▶ _WRITTEN PROBLEM_
Write out each line exactly as given. Leave the pictures out of your copy.

▶ _DATA SEGMENT_
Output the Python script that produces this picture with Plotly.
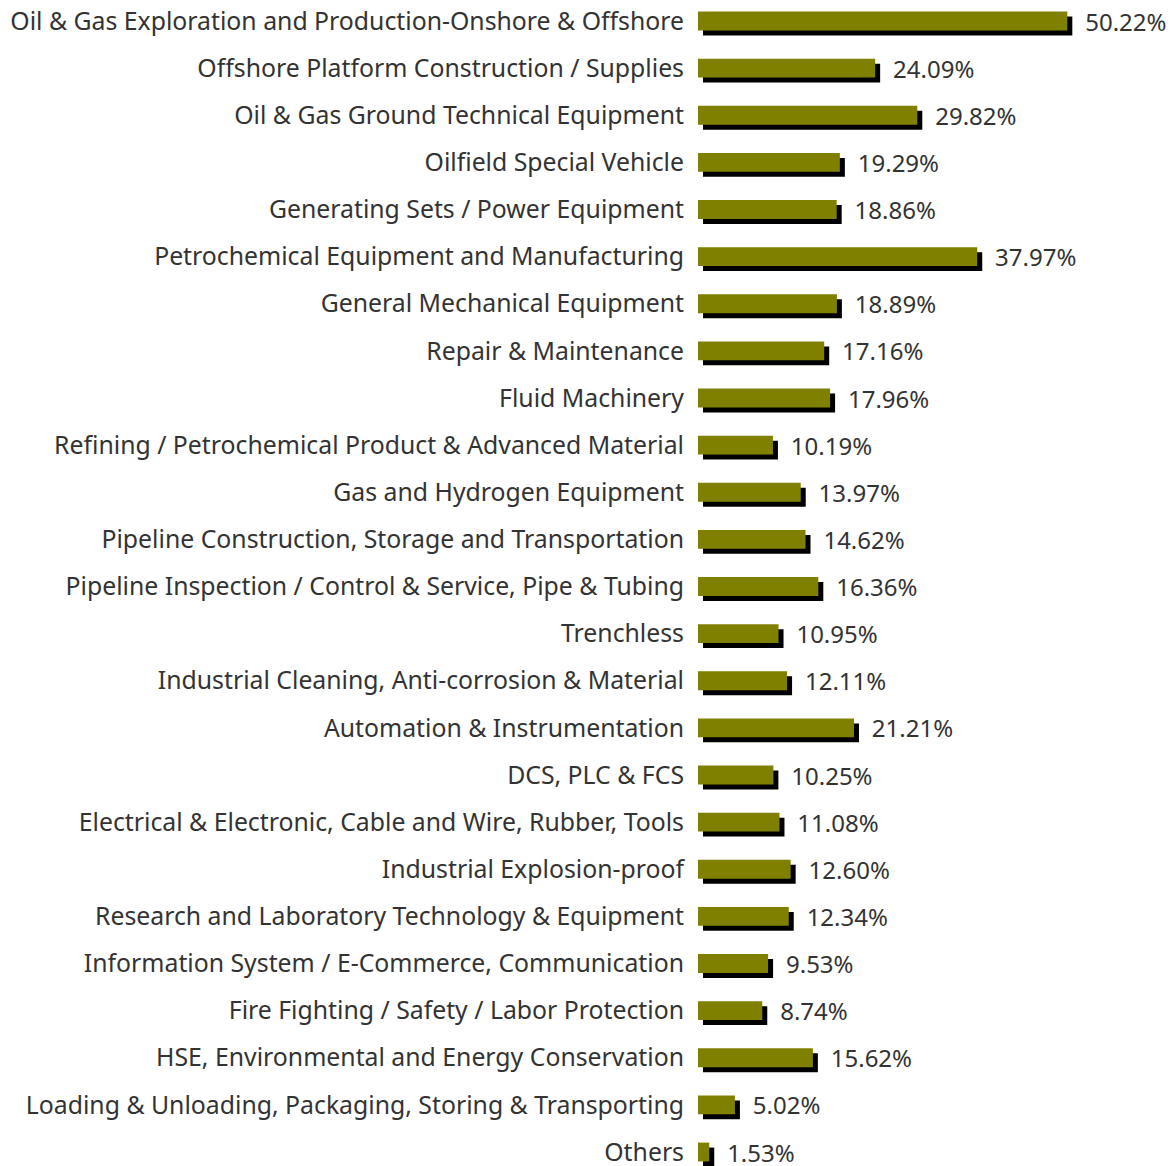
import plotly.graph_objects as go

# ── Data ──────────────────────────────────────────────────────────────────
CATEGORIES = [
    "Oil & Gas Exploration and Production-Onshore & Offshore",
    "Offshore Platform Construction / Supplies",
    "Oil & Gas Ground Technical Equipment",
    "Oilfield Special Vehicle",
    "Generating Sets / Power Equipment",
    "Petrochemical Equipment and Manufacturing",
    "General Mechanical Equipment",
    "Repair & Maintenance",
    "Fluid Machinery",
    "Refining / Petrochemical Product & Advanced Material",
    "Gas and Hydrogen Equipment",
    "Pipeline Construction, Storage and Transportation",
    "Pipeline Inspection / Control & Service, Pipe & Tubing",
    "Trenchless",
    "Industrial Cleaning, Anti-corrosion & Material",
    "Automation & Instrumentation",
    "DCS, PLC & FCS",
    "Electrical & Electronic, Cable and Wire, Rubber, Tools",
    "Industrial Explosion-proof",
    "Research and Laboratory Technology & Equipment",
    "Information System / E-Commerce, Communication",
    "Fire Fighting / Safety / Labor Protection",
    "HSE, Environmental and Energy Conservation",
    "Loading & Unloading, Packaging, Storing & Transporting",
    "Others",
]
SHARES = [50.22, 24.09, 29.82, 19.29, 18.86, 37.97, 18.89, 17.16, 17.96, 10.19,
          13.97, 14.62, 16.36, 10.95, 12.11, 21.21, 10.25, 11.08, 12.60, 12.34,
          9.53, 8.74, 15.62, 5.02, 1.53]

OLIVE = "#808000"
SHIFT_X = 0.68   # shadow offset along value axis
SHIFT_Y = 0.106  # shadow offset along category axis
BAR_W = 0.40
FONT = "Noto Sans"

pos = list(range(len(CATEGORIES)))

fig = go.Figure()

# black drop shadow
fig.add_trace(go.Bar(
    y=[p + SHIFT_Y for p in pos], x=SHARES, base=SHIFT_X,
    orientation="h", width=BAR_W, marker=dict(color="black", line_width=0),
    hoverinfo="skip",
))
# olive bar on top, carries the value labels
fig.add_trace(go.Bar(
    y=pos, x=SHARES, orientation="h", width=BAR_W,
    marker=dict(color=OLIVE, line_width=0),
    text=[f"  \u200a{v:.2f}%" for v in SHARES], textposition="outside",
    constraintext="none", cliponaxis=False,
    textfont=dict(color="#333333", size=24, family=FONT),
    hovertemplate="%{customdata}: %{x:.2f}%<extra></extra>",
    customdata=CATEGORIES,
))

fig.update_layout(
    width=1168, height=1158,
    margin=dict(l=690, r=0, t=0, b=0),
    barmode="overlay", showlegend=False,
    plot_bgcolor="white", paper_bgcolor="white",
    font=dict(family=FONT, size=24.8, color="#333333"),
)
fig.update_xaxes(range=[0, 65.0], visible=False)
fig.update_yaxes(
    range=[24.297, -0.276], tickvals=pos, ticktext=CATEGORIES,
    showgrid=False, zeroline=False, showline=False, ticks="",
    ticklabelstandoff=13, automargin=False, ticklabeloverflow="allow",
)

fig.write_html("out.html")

▶ _EXERCISE RESPONSE_
Output the Python script that produces this picture with Plotly.
import plotly.graph_objects as go

# ── Data ──────────────────────────────────────────────────────────────────
CATEGORIES = [
    "Oil & Gas Exploration and Production-Onshore & Offshore",
    "Offshore Platform Construction / Supplies",
    "Oil & Gas Ground Technical Equipment",
    "Oilfield Special Vehicle",
    "Generating Sets / Power Equipment",
    "Petrochemical Equipment and Manufacturing",
    "General Mechanical Equipment",
    "Repair & Maintenance",
    "Fluid Machinery",
    "Refining / Petrochemical Product & Advanced Material",
    "Gas and Hydrogen Equipment",
    "Pipeline Construction, Storage and Transportation",
    "Pipeline Inspection / Control & Service, Pipe & Tubing",
    "Trenchless",
    "Industrial Cleaning, Anti-corrosion & Material",
    "Automation & Instrumentation",
    "DCS, PLC & FCS",
    "Electrical & Electronic, Cable and Wire, Rubber, Tools",
    "Industrial Explosion-proof",
    "Research and Laboratory Technology & Equipment",
    "Information System / E-Commerce, Communication",
    "Fire Fighting / Safety / Labor Protection",
    "HSE, Environmental and Energy Conservation",
    "Loading & Unloading, Packaging, Storing & Transporting",
    "Others",
]
SHARES = [50.22, 24.09, 29.82, 19.29, 18.86, 37.97, 18.89, 17.16, 17.96, 10.19,
          13.97, 14.62, 16.36, 10.95, 12.11, 21.21, 10.25, 11.08, 12.60, 12.34,
          9.53, 8.74, 15.62, 5.02, 1.53]

OLIVE = "#808000"
SHIFT_X = 0.68   # shadow offset along value axis
SHIFT_Y = 0.106  # shadow offset along category axis
BAR_W = 0.40
FONT = "Noto Sans"

pos = list(range(len(CATEGORIES)))

fig = go.Figure()

# black drop shadow
fig.add_trace(go.Bar(
    y=[p + SHIFT_Y for p in pos], x=SHARES, base=SHIFT_X,
    orientation="h", width=BAR_W, marker=dict(color="black", line_width=0),
    hoverinfo="skip",
))
# olive bar on top, carries the value labels
fig.add_trace(go.Bar(
    y=pos, x=SHARES, orientation="h", width=BAR_W,
    marker=dict(color=OLIVE, line_width=0),
    text=[f"  \u200a{v:.2f}%" for v in SHARES], textposition="outside",
    constraintext="none", cliponaxis=False,
    textfont=dict(color="#333333", size=24, family=FONT),
    hovertemplate="%{customdata}: %{x:.2f}%<extra></extra>",
    customdata=CATEGORIES,
))

fig.update_layout(
    width=1168, height=1158,
    margin=dict(l=690, r=0, t=0, b=0),
    barmode="overlay", showlegend=False,
    plot_bgcolor="white", paper_bgcolor="white",
    font=dict(family=FONT, size=24.8, color="#333333"),
)
fig.update_xaxes(range=[0, 65.0], visible=False)
fig.update_yaxes(
    range=[24.297, -0.276], tickvals=pos, ticktext=CATEGORIES,
    showgrid=False, zeroline=False, showline=False, ticks="",
    ticklabelstandoff=13, automargin=False, ticklabeloverflow="allow",
)

fig.write_html("out.html")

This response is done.